Mokusham et makusham
Le temps fort de l'expérience d'immersion a été la préparation d'un grand festin traditionnel, le mokusham, suivi d'une danse traditionnelle, le makusham. Ce repas est fait à partir des fruits de la cueillette, de la trappe, de la chasse et de la pêche. Il se prépare durant toute une journée. Chacune et chacun contribuent à la préparation du festin. «Habituellement, indique Joanie St-Pierre, le festin est suivi d'une petite célébration en guise de reconnaissance, d'une danse traditionnelle en forme de cercle.»
En fin de soirée, le groupe se retirait pour la nuit dans des campements traditionnels, des tentes aménagées avec des toiles blanches de protection. «La nuit, la température descendait à -10 degrés Celsius, raconte-t-elle. Dans chaque tente, on devait chauffer le poêle à bois pour être confortable. Celles et ceux qui dormaient directement sous le sapinage respiraient l'odeur du sapin qui apaise.»
Des aînés innus, des experts du savoir et des gardiens du territoire ont encadré les visiteuses et visiteurs. Parmi ces derniers, des experts de la Faculté de foresterie, de géographie et de géomatique et des professeurs à la retraite ont apporté leur contribution. «On a eu droit à un beau mélange de savoirs traditionnels et de savoirs scientifiques, affirme-t-elle. De petites capsules scientifiques permettaient de compléter les enseignements.
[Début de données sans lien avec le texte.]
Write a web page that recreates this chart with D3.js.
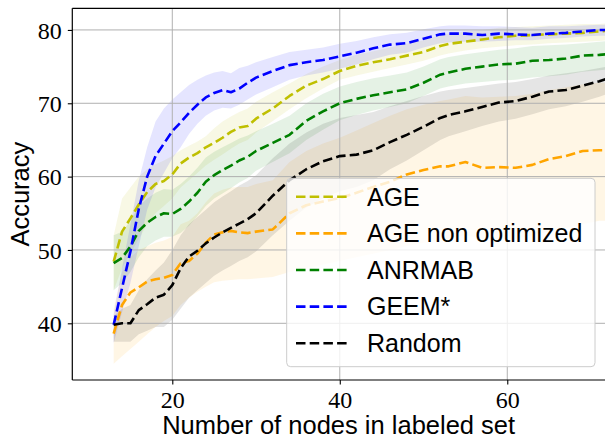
<!DOCTYPE html>
<html><head><meta charset="utf-8">
<script src="https://cdn.jsdelivr.net/npm/d3@7"></script>
<style>body{margin:0;background:#fff}svg{display:block}
.serif{font-family:"Liberation Serif","DejaVu Serif",serif}
.sans{font-family:"Liberation Sans",Arial,sans-serif}</style>
</head><body>
<svg id="c" width="605" height="439"></svg>
<script>
const xs = [13,14,15,16,17,18,19,20,21,22,23,24,25,26,27,28,29,30,32,34,36,38,40,42,44,46,48,50,52,53,55,57,59,61,63,65,67,69,71,72];

const seriesNames = ["AGE","AGE non optimized","ANRMAB","GEEM*","Random"];
const seriesColors = ["#bfbf00","#ffa500","#008000","#0000ff","#000000"];

const ageMean = [48.4,52.5,54.3,56.2,57.9,59.0,59.4,60.3,61.8,62.6,63.2,64.0,64.6,65.3,66.1,66.7,66.9,67.9,69.3,71.0,72.4,73.3,74.4,75.1,75.6,76.0,76.5,77.0,77.8,78.1,78.4,78.7,79.0,79.2,79.3,79.4,79.5,79.6,79.8,79.9];
const ageLow  = [44.5,47.5,49.5,51.5,53.5,55.0,56.0,57.0,58.5,59.5,60.5,61.5,62.3,63.0,63.8,64.5,65.0,66.0,67.6,69.2,70.7,72.0,73.2,73.8,74.3,74.8,75.3,75.8,76.5,76.8,77.2,77.5,77.7,77.9,78.0,78.2,78.3,78.4,78.5,78.6];
const ageHigh = [52.0,57.0,58.5,60.0,61.0,61.7,62.2,62.8,63.6,64.2,64.8,65.5,66.6,67.5,68.2,68.8,69.3,70.2,71.5,72.7,74.0,75.0,75.9,76.6,77.1,77.6,78.1,78.6,79.3,79.5,79.8,80.0,80.3,80.4,80.5,80.6,80.7,80.8,80.8,80.9];

const ageNoMean = [38.6,42.5,44.2,44.9,45.7,46.0,46.2,46.6,48.2,48.5,49.5,51.0,52.1,52.4,52.6,52.4,52.3,52.5,52.8,55.0,56.1,56.6,57.1,57.8,58.6,59.3,60.3,60.9,61.4,61.4,62.0,61.2,61.3,61.2,61.6,62.4,62.8,63.5,63.6,63.6];
const ageNoLow  = [34.5,35.5,36.5,37.5,38.5,39.5,40.3,41.0,42.5,43.5,44.3,45.0,45.6,45.8,45.9,46.0,46.0,46.1,46.3,47.0,47.5,48.0,48.5,49.0,49.5,50.0,50.5,51.0,51.3,51.5,52.0,51.5,51.5,51.5,52.0,52.5,53.0,53.5,54.0,54.0];
const ageNoHigh = [42.0,47.0,49.0,50.0,50.5,51.0,51.3,51.8,53.5,54.0,55.0,56.5,57.7,58.2,58.5,58.6,58.6,59.0,59.5,62.0,63.5,64.5,65.3,66.3,67.3,68.3,69.2,69.8,70.3,70.5,71.0,70.8,70.9,71.0,71.3,71.8,72.2,72.6,72.8,72.8];

const anrMean = [48.2,48.9,50.5,52.6,53.7,54.5,55.0,54.9,55.6,56.6,57.8,59.3,60.2,60.9,61.5,62.2,62.7,63.5,64.6,65.7,67.6,68.9,70.0,70.6,71.1,71.5,71.9,72.8,73.9,74.2,74.7,75.0,75.3,75.4,75.8,75.9,76.1,76.5,76.6,76.7];
const anrLow  = [44.5,45.5,47.0,49.0,50.5,51.3,51.8,51.8,52.3,53.3,54.6,56.0,57.0,57.7,58.4,59.2,59.8,60.8,62.0,63.2,65.0,66.4,67.7,68.4,69.0,69.5,70.0,71.0,72.0,72.3,72.7,72.9,73.1,73.2,73.5,73.7,73.9,74.3,74.5,74.6];
const anrHigh = [52.0,52.5,54.0,56.0,57.0,57.8,58.3,58.2,59.0,60.0,61.2,62.6,63.4,64.0,64.6,65.2,65.6,66.2,67.2,68.3,70.0,71.3,72.3,72.9,73.4,73.8,74.2,75.0,76.0,76.3,76.7,77.0,77.3,77.5,77.8,77.9,78.0,78.2,78.4,78.5];

const geemMean = [39.8,44.8,49.8,55.6,60.0,62.8,64.5,66.2,67.4,68.7,69.8,70.8,71.4,71.8,71.5,72.0,72.8,73.5,74.4,75.2,75.6,75.9,76.4,76.9,77.5,78.0,78.2,78.8,79.4,79.5,79.5,79.3,79.5,79.4,79.3,79.5,79.6,79.8,80.0,80.0];
const geemLow  = [37.3,41.5,45.5,50.5,55.5,58.5,60.5,62.5,64.0,65.8,67.2,68.3,69.0,69.4,69.3,69.8,70.5,71.2,72.2,73.2,73.8,74.2,74.7,75.3,76.0,76.6,76.9,77.6,78.2,78.3,78.4,78.4,78.5,78.6,78.6,78.8,78.9,79.1,79.2,79.2];
const geemHigh = [41.2,47.5,53.5,59.5,64.0,67.5,69.3,70.5,71.5,72.5,73.2,73.8,74.2,74.4,74.1,74.8,75.1,75.6,76.3,77.0,77.3,77.6,78.1,78.5,79.0,79.4,79.6,80.1,80.5,80.6,80.6,80.5,80.5,80.4,80.3,80.5,80.5,80.6,80.7,80.7];

const randMean = [39.8,40.0,40.0,41.8,42.6,43.5,43.9,45.2,47.5,49.1,49.9,50.9,51.7,52.4,53.0,53.6,54.2,55.0,57.4,59.5,61.0,62.1,62.8,63.0,63.6,64.7,65.7,66.8,68.0,68.4,68.9,69.5,70.1,70.3,70.9,71.6,71.8,72.4,73.0,73.4];
const randLow  = [37.5,37.5,37.5,38.5,39.0,39.5,39.5,40.5,42.0,43.5,44.5,45.5,46.5,47.2,47.8,48.5,49.0,49.8,52.0,54.0,55.8,57.0,58.0,58.6,59.5,61.0,62.2,63.6,65.0,65.5,66.2,66.9,67.5,67.9,68.5,69.2,69.6,70.2,70.9,71.3];
const randHigh = [41.0,42.0,42.5,44.5,46.0,47.2,48.3,50.0,52.0,53.5,54.5,55.5,56.5,57.3,58.0,58.8,59.4,60.2,62.5,64.5,66.0,67.2,68.0,68.4,68.8,69.6,70.3,71.0,71.6,71.8,72.1,72.4,72.7,72.9,73.3,73.8,74.1,74.4,74.8,75.0];

const xTicks = [20,40,60];
const yTicks = [40,50,60,70,80];
const xLabel = "Number of nodes in labeled set";
const yLabel = "Accuracy";

const means = [ageMean, ageNoMean, anrMean, geemMean, randMean];
const lows  = [ageLow, ageNoLow, anrLow, geemLow, randLow];
const highs = [ageHigh, ageNoHigh, anrHigh, geemHigh, randHigh];

const L = 72.3, R = 605, T = 8.3, B = 380;
const x = d3.scaleLinear().domain([8.06, 71.67]).range([L, R]);
const y = d3.scaleLinear().domain([32.27, 82.95]).range([B, T]);

const svg = d3.select("#c");
svg.append("defs").append("clipPath").attr("id","clip")
  .append("rect").attr("x",L).attr("y",T).attr("width",R-L).attr("height",B-T);

const plot = svg.append("g").attr("clip-path","url(#clip)");
const bandG = plot.append("g");
const gridG = plot.append("g");
const lineG = plot.append("g");

const area = d3.area().x(d=>x(d.x)).y0(d=>y(d.lo)).y1(d=>y(d.hi));
const line = d3.line().x(d=>x(d.x)).y(d=>y(d.m));

seriesNames.forEach((name,i)=>{
  const data = xs.map((xv,j)=>({x:xv, m:means[i][j], lo:lows[i][j], hi:highs[i][j]}));
  bandG.append("path").datum(data).attr("d",area)
    .attr("fill",seriesColors[i]).attr("fill-opacity",0.1).attr("stroke","none");
  lineG.append("path").datum(data).attr("d",line)
    .attr("fill","none").attr("stroke",seriesColors[i]).attr("stroke-width",2.6)
    .attr("stroke-dasharray","9.5,4.2").attr("stroke-linejoin","round");
});

// grid
xTicks.forEach(t=>gridG.append("line").attr("x1",x(t)).attr("x2",x(t)).attr("y1",T).attr("y2",B)
  .attr("stroke","#b0b0b0").attr("stroke-width",1));
yTicks.forEach(t=>gridG.append("line").attr("x1",L).attr("x2",R).attr("y1",y(t)).attr("y2",y(t))
  .attr("stroke","#b0b0b0").attr("stroke-width",1));

// axes
const xAxis = d3.axisBottom(x).tickValues(xTicks).tickSize(4.5).tickPadding(6).tickFormat(d3.format("d"));
const yAxis = d3.axisLeft(y).tickValues(yTicks).tickSize(4.5).tickPadding(6).tickFormat(d3.format("d"));
const gx = svg.append("g").attr("transform",`translate(0,${B})`).call(xAxis);
const gy = svg.append("g").attr("transform",`translate(${L},0)`).call(yAxis);
[gx,gy].forEach(g=>{
  g.attr("font-family",null).attr("font-size",null);
  g.select(".domain").remove();
  g.selectAll(".tick line").attr("stroke","#000").attr("stroke-width",1.1);
  g.selectAll(".tick text").attr("class","serif")
    .style("font-family","'Liberation Serif','DejaVu Serif',serif")
    .style("font-size","24px").attr("fill","#000");
});
gx.selectAll(".tick text").attr("dy","0.74em");
gy.selectAll(".tick text").attr("dy","0.34em");

// spines
svg.append("line").attr("x1",L).attr("x2",L).attr("y1",T).attr("y2",B).attr("stroke","#000").attr("stroke-width",1.2);
svg.append("line").attr("x1",L).attr("x2",R).attr("y1",B).attr("y2",B).attr("stroke","#000").attr("stroke-width",1.2);
svg.append("line").attr("x1",L).attr("x2",R).attr("y1",T).attr("y2",T).attr("stroke","#000").attr("stroke-width",1.2);

// axis labels
svg.append("text").attr("class","sans").attr("x",(L+R)/2).attr("y",434).attr("text-anchor","middle")
  .style("font-size","25.5px").text(xLabel);
svg.append("text").attr("class","sans").attr("transform",`translate(29,${(T+B)/2}) rotate(-90)`).attr("text-anchor","middle")
  .style("font-size","25.5px").text(yLabel);

// legend
const lg = svg.append("g");
lg.append("rect").attr("x",286.7).attr("y",178.3).attr("width",308.3).attr("height",188.4)
  .attr("rx",4).attr("fill","#fff").attr("fill-opacity",0.8).attr("stroke","#cccccc").attr("stroke-width",1);
seriesNames.forEach((name,i)=>{
  const cy = 196.7 + i*36.65;
  lg.append("line").attr("x1",296).attr("x2",347).attr("y1",cy).attr("y2",cy)
    .attr("stroke",seriesColors[i]).attr("stroke-width",2.6).attr("stroke-dasharray","9.5,4.2");
  lg.append("text").attr("class","sans").attr("x",367).attr("y",cy+8.8)
    .style("font-size","25px").text(name);
});
</script>
</body></html>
Je pense que c'est une clé vers un rapprochement.»
Une chaire pour favoriser la rencontre de l'autre
Jean-Michel Beaudoin connaît bien la communauté d'Essipit puisqu'il y a réalisé sa recherche de doctorat de 2010 à 2014. Selon lui, la journée d'échange complémentaire à cet endroit a permis au groupe de revenir sur la réalité actuelle de cette communauté.
«Les initiatives de la chaire, dit-il, que ce soit la tournée avec immersion en territoire autochtone ou nos stages étudiants en foresterie en milieu autochtone, font partie d'une discussion avec les partenaires de la chaire. Un des principes clés de notre démarche est d'aller à la rencontre de l'autre, de se parler. Nous sommes rendus à 22 partenaires aujourd'hui, dont 9 partenaires autochtones. Ils voulaient des contacts. C'est pour ça que la tournée et les stages, c'est très porteur. Une collaboration étroite avec le milieu est à l'origine de ces belles initiatives.»
Le 28 novembre, au pavillon Gene-H.-Kruger de l'Université Laval, la chaire tiendra une journée de colloque suivie d'une soirée culturelle. Le colloque aura pour thème «Forêts et peuples autochtones: vers une vision holistique pour la foresterie».